Love has always made me naive in almost all aspects of humanity. Be it in coping with daily dilemmas up to dealing with matters so vast one can’t help but chew viand more than what he can swallow–love deprives me of my intellectual capacity.

In search of the right one is a difficult feat for an adolescent, yet also intricate to those who have surpassed adulthood with the survival laurels. It chills me down my spines, constraining me to search HER free from reluctance, that climbing mount Olympus would neither be an uphill slope, nor a voyage between Scylla and Charybdis. It would be easy as wiping my tears dry–pain would just pass by.

I had her, and I also had her, but who of them? I always have thought of this, that being torn between two lovers is not a sin that qualifies me to eternal damnation, rather a clear manifestation of how finite I am. Blame my imperfect heart.

Sanity has left me since that very day I started the search for my “one and only.” As if I was a hound in search of the moon meat, I crave for her…she who would nurture my self-proclaimed intellect, pamper my jeopardized heart, so to hasten its emotional anguish. She needs not to look like Cinderella in her glass shoes, or Snow White with her seven dwarves, she only needs to have these: understanding and candid looks (I don’t mean it actually).

But I always fail.

But who’s culpable? Who deserves the much feared sword held strong by Lady Justice? I guess it’s my mind. Had only mind interfered and gave guidance to every endeavor my heart has made, love could have been not that illogical–at least suffocating. In search of the right one could have been easy. “Wise judgment is my asset,” says the mind.

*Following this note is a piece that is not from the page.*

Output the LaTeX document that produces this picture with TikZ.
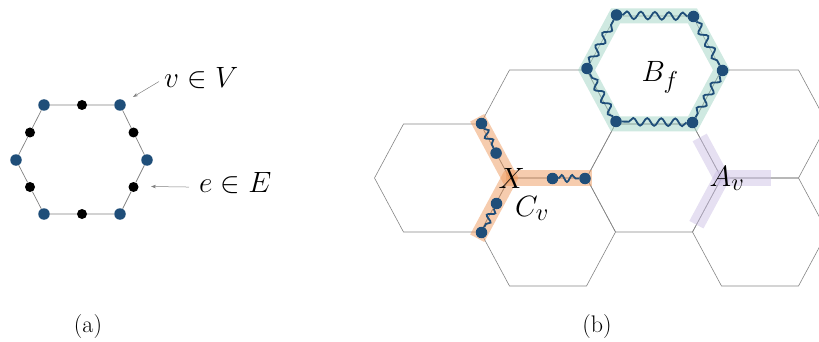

I guess it’s my heart that deserves the blame. Had heart intercepted with all of mind’s intellectual affairs–love could have been true. Cupid shoots the heart, not the meaty brain. Love makes our hearts beat, an evident signal to respond that love is genuine, not a mere fabricaton of fantasy and mysticism.

But either way, love is baffling. It’s like going on a detour where the right way is found not on the options provided, but hidden obscure somewhere else. It’s like navigating a ship without a compass–where you’d drift endlessly in the high seas, thinking no more about your destination, but the time of your death. It’s when you choose who to blame, when in fact you are the one who deserves it.

In search of the right one, which prevails: the heart which tells you to stick in a true love irrationally, or the mind, which tells you to be first witty and radical before you run in a love affair?

I guess I’ll consult a “manghuhula.” The answer could be just isolated inside that magical “bolang crystal,” far mystical than my imperfect thought.